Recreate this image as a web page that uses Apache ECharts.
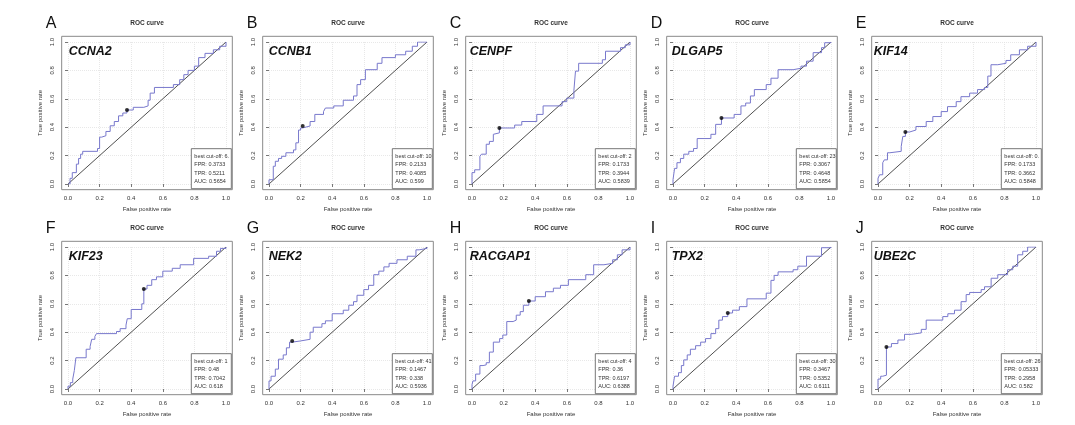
<!DOCTYPE html>
<html><head><meta charset="utf-8">
<script src="https://cdn.jsdelivr.net/npm/echarts@6/dist/echarts.min.js"></script>
<style>html,body{margin:0;padding:0;background:#fff}#c{width:1075px;height:425px}</style>
</head><body><div id="c"></div><script>
// ---------- data ----------
const panelLetters = ['A','B','C','D','E','F','G','H','I','J'];
const genes = ['CCNA2','CCNB1','CENPF','DLGAP5','KIF14','KIF23','NEK2','RACGAP1','TPX2','UBE2C'];
const cutoffLabels = ['6.4','10','2','23','0.9','1','41','4','30','26'];
const bestFPR = [0.3733,0.2133,0.1733,0.3067,0.1733,0.48,0.1467,0.36,0.3467,0.05333];
const bestTPR = [0.5211,0.4085,0.3944,0.4648,0.3662,0.7042,0.338,0.6197,0.5352,0.2958];
const aucValues = [0.5654,0.599,0.5839,0.5854,0.5848,0.618,0.5936,0.6388,0.6111,0.582];
const tickValues = [0,0.2,0.4,0.6,0.8,1.0];
const diagonal = [0,1];

const CCNA2_fpr = [0,0.013,0.027,0.053,0.067,0.08,0.093,0.187,0.2,0.213,0.24,0.267,0.293,0.32,0.347,0.3733,0.413,0.48,0.507,0.52,0.547,0.667,0.707,0.733,0.76,0.8,0.827,0.867,0.92,0.96,1.0];
const CCNA2_tpr = [0,0.04,0.08,0.14,0.18,0.21,0.23,0.25,0.33,0.34,0.37,0.41,0.44,0.48,0.5,0.5211,0.54,0.55,0.59,0.64,0.68,0.70,0.735,0.77,0.80,0.83,0.89,0.92,0.945,0.97,1.0];

const CCNB1_fpr = [0,0,0.027,0.04,0.06,0.08,0.107,0.155,0.17,0.187,0.2,0.2133,0.26,0.29,0.345,0.357,0.41,0.47,0.535,0.557,0.58,0.61,0.685,0.715,0.8,0.865,0.907,0.94,1.0];
const CCNB1_tpr = [0,0.03,0.125,0.16,0.18,0.195,0.22,0.24,0.29,0.38,0.395,0.4085,0.44,0.49,0.51,0.535,0.55,0.59,0.62,0.70,0.735,0.805,0.85,0.89,0.91,0.935,0.97,1.0,1.0];

const CENPF_fpr = [0,0,0.017,0.05,0.06,0.09,0.11,0.135,0.145,0.1733,0.27,0.315,0.41,0.45,0.57,0.6,0.645,0.655,0.675,0.825,0.845,0.94,0.97,1.0];
const CENPF_tpr = [0,0.08,0.1,0.195,0.21,0.28,0.30,0.35,0.36,0.3944,0.415,0.44,0.49,0.55,0.58,0.605,0.66,0.795,0.85,0.875,0.935,0.96,0.98,1.0];

const DLGAP5_fpr = [0,0,0.01,0.025,0.047,0.068,0.1,0.13,0.153,0.24,0.27,0.3067,0.387,0.43,0.46,0.49,0.515,0.59,0.62,0.665,0.76,0.81,0.845,0.887,0.94,0.96,1.0];
const DLGAP5_tpr = [0,0.03,0.11,0.15,0.18,0.21,0.23,0.25,0.32,0.35,0.42,0.4648,0.49,0.55,0.57,0.62,0.665,0.70,0.745,0.805,0.815,0.83,0.865,0.925,0.96,0.995,1.0];

const KIF14_fpr = [0,0,0.01,0.03,0.04,0.06,0.075,0.147,0.157,0.1733,0.2,0.24,0.305,0.347,0.4,0.44,0.495,0.525,0.58,0.63,0.675,0.695,0.715,0.758,0.81,0.84,0.895,0.947,1.0];
const KIF14_tpr = [0,0.04,0.065,0.15,0.17,0.22,0.23,0.265,0.335,0.3662,0.38,0.405,0.44,0.475,0.51,0.545,0.58,0.615,0.64,0.665,0.68,0.76,0.84,0.85,0.87,0.91,0.945,0.97,1.0];

const KIF23_fpr = [0,0,0.015,0.03,0.04,0.05,0.115,0.14,0.15,0.17,0.18,0.307,0.33,0.367,0.375,0.4,0.467,0.48,0.5,0.53,0.56,0.6,0.66,0.71,0.795,0.89,0.94,0.965,1.0];
const KIF23_tpr = [0,0.02,0.045,0.07,0.13,0.22,0.28,0.30,0.35,0.37,0.39,0.405,0.425,0.45,0.495,0.56,0.60,0.7042,0.73,0.77,0.79,0.83,0.85,0.875,0.92,0.935,0.97,0.99,1.0];

const NEK2_fpr = [0,0,0.013,0.04,0.06,0.09,0.11,0.13,0.1467,0.197,0.26,0.28,0.335,0.357,0.4,0.47,0.505,0.535,0.557,0.6,0.63,0.663,0.695,0.727,0.76,0.81,0.875,0.93,0.95,1.0];
const NEK2_tpr = [0,0.057,0.09,0.14,0.21,0.24,0.29,0.33,0.338,0.35,0.40,0.435,0.46,0.48,0.53,0.555,0.59,0.615,0.66,0.70,0.73,0.805,0.83,0.86,0.885,0.91,0.935,0.98,0.99,1.0];

const RACGAP1_fpr = [0,0,0.006,0.023,0.05,0.07,0.09,0.11,0.135,0.175,0.195,0.22,0.26,0.28,0.305,0.325,0.36,0.4,0.465,0.515,0.56,0.61,0.72,0.77,0.835,0.89,0.92,0.95,1.0];
const RACGAP1_tpr = [0,0.03,0.057,0.105,0.165,0.17,0.185,0.26,0.33,0.355,0.38,0.475,0.485,0.52,0.545,0.59,0.6197,0.65,0.685,0.71,0.73,0.77,0.805,0.875,0.885,0.91,0.945,0.98,1.0];

const TPX2_fpr = [0,0,0.01,0.035,0.053,0.068,0.09,0.11,0.143,0.175,0.206,0.24,0.27,0.29,0.313,0.3467,0.377,0.42,0.468,0.59,0.62,0.64,0.665,0.76,0.79,0.845,0.94,1.0];
const TPX2_tpr = [0,0.02,0.09,0.115,0.165,0.205,0.24,0.28,0.305,0.33,0.355,0.39,0.425,0.485,0.51,0.5352,0.555,0.58,0.635,0.675,0.765,0.80,0.825,0.84,0.865,0.935,0.995,1.0];

const UBE2C_fpr = [0,0,0.017,0.03,0.05333,0.085,0.126,0.168,0.21,0.274,0.305,0.41,0.442,0.484,0.526,0.558,0.58,0.653,0.674,0.716,0.758,0.82,0.853,0.884,0.916,0.947,1.0];
const UBE2C_tpr = [0,0.07,0.09,0.097,0.2958,0.32,0.345,0.385,0.395,0.42,0.485,0.51,0.53,0.555,0.615,0.665,0.68,0.70,0.72,0.78,0.805,0.84,0.865,0.945,0.97,1.0,1.0];

const curveFPR = [CCNA2_fpr,CCNB1_fpr,CENPF_fpr,DLGAP5_fpr,KIF14_fpr,KIF23_fpr,NEK2_fpr,RACGAP1_fpr,TPX2_fpr,UBE2C_fpr];
const curveTPR = [CCNA2_tpr,CCNB1_tpr,CENPF_tpr,DLGAP5_tpr,KIF14_tpr,KIF23_tpr,NEK2_tpr,RACGAP1_tpr,TPX2_tpr,UBE2C_tpr];

// ---------- layout ----------
const colLeft = [68, 269, 472, 673, 878];
const rowTop = [42, 247];
const DW = 158, DH = 142;
const padX = DW * 0.04, padY = DH * 0.04;
const geneOffset = [7, 6, 4, 5, 2];
const FONT = 'Liberation Sans, Arial, sans-serif';
const curveColor = '#7878cc';

const grids = [], xAxes = [], yAxes = [], series = [], graphics = [];
for (let i = 0; i < 10; i++) {
  const r = Math.floor(i / 5), c = i % 5;
  const L = colLeft[c], T = rowTop[r];
  grids.push({left: L, top: T, width: DW, height: DH, show: false});
  const axisCommon = {
    min: 0, max: 1, interval: 0.2, gridIndex: i,
    axisLine: {show: false},
    axisTick: {show: true, inside: false, length: 3, lineStyle: {color: '#555', width: 0.8}},
    axisLabel: {fontSize: 6, color: '#333', fontFamily: FONT, margin: 6, formatter: v => v.toFixed(1)},
    splitLine: {show: true, lineStyle: {color: '#e2e2e2', type: [1, 1], width: 0.8}},
    nameLocation: 'middle',
    nameTextStyle: {fontSize: 6, color: '#333', fontFamily: FONT}
  };
  xAxes.push(Object.assign({}, axisCommon, {type: 'value', position: 'bottom', offset: padY, name: 'False positive rate', nameGap: 17}));
  yAxes.push(Object.assign({}, axisCommon, {type: 'value', position: 'left', offset: padX, name: 'True positive rate', nameGap: 18,
    axisLabel: Object.assign({}, axisCommon.axisLabel, {rotate: 90, margin: 6})}));

  const pts = curveFPR[i].map((x, k) => [x, curveTPR[i][k]]);
  series.push({type: 'line', xAxisIndex: i, yAxisIndex: i, data: [[diagonal[0], diagonal[0]], [diagonal[1], diagonal[1]]],
    symbol: 'none', silent: true, lineStyle: {color: '#222', width: 0.8}, z: 2});
  series.push({type: 'line', xAxisIndex: i, yAxisIndex: i, data: pts, step: 'end', symbol: 'none',
    lineStyle: {color: curveColor, width: 1}, z: 3});
  series.push({type: 'scatter', xAxisIndex: i, yAxisIndex: i, data: [[bestFPR[i], bestTPR[i]]], symbolSize: 4,
    itemStyle: {color: '#000'}, z: 4});

  // frame
  const fL = L - padX, fT = T - padY, fW = DW + 2 * padX, fH = DH + 2 * padY;
  graphics.push({type: 'rect', shape: {x: fL, y: fT, width: fW, height: fH}, style: {fill: 'none', stroke: '#8a8a8a', lineWidth: 1}, z: 10});
  // title
  graphics.push({type: 'text', x: fL + fW / 2, y: fT - 13, style: {text: 'ROC curve', font: 'bold 6.5px ' + FONT, fill: '#333', align: 'center', verticalAlign: 'middle'}});
  // panel letter
  graphics.push({type: 'text', x: fL - 16, y: fT - 13, style: {text: panelLetters[i], font: '16px ' + FONT, fill: '#111', align: 'left', verticalAlign: 'middle'}});
  // gene label
  graphics.push({type: 'text', x: fL + geneOffset[c], y: fT + 15, style: {text: genes[i], font: 'italic bold 12.5px ' + FONT, fill: '#111', align: 'left', verticalAlign: 'middle'}, z: 11});
  // legend box
  const bW = 40, bH = 40;
  const bL = fL + fW - 1 - bW, bT = fT + fH - 1 - bH;
  graphics.push({type: 'rect', shape: {x: bL, y: bT, width: bW, height: bH}, style: {fill: '#fff', stroke: '#555', lineWidth: 0.8}, z: 11});
  const lines = ['best cut-off: ' + cutoffLabels[i], 'FPR: ' + String(bestFPR[i]), 'TPR: ' + String(bestTPR[i]), 'AUC: ' + String(aucValues[i])];
  const offs = [8, 16.3, 24.6, 33];
  lines.forEach((t, k) => {
    graphics.push({type: 'text', x: bL + 3, y: bT + offs[k], z: 12,
      style: {text: t, font: '5.5px ' + FONT, fill: '#333', align: 'left', verticalAlign: 'middle', width: bW - 2.5, overflow: 'truncate', ellipsis: ''}});
  });
}

const chart = echarts.init(document.getElementById('c'), null, {renderer: 'canvas'});
chart.setOption({
  animation: false,
  backgroundColor: '#fff',
  grid: grids, xAxis: xAxes, yAxis: yAxes, series: series,
  graphic: {elements: graphics}
});
</script></body></html>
------------------------------
> **PROBLEM**: Give again, word for word, every line from the top of the data through the line with "const diagonal = [0,1];", both ends included, and exclude the pictures.

> **RESULT FOR THIS TASK**:
Recreate this image as a web page that uses Apache ECharts.
<!DOCTYPE html>
<html><head><meta charset="utf-8">
<script src="https://cdn.jsdelivr.net/npm/echarts@6/dist/echarts.min.js"></script>
<style>html,body{margin:0;padding:0;background:#fff}#c{width:1075px;height:425px}</style>
</head><body><div id="c"></div><script>
// ---------- data ----------
const panelLetters = ['A','B','C','D','E','F','G','H','I','J'];
const genes = ['CCNA2','CCNB1','CENPF','DLGAP5','KIF14','KIF23','NEK2','RACGAP1','TPX2','UBE2C'];
const cutoffLabels = ['6.4','10','2','23','0.9','1','41','4','30','26'];
const bestFPR = [0.3733,0.2133,0.1733,0.3067,0.1733,0.48,0.1467,0.36,0.3467,0.05333];
const bestTPR = [0.5211,0.4085,0.3944,0.4648,0.3662,0.7042,0.338,0.6197,0.5352,0.2958];
const aucValues = [0.5654,0.599,0.5839,0.5854,0.5848,0.618,0.5936,0.6388,0.6111,0.582];
const tickValues = [0,0.2,0.4,0.6,0.8,1.0];
const diagonal = [0,1];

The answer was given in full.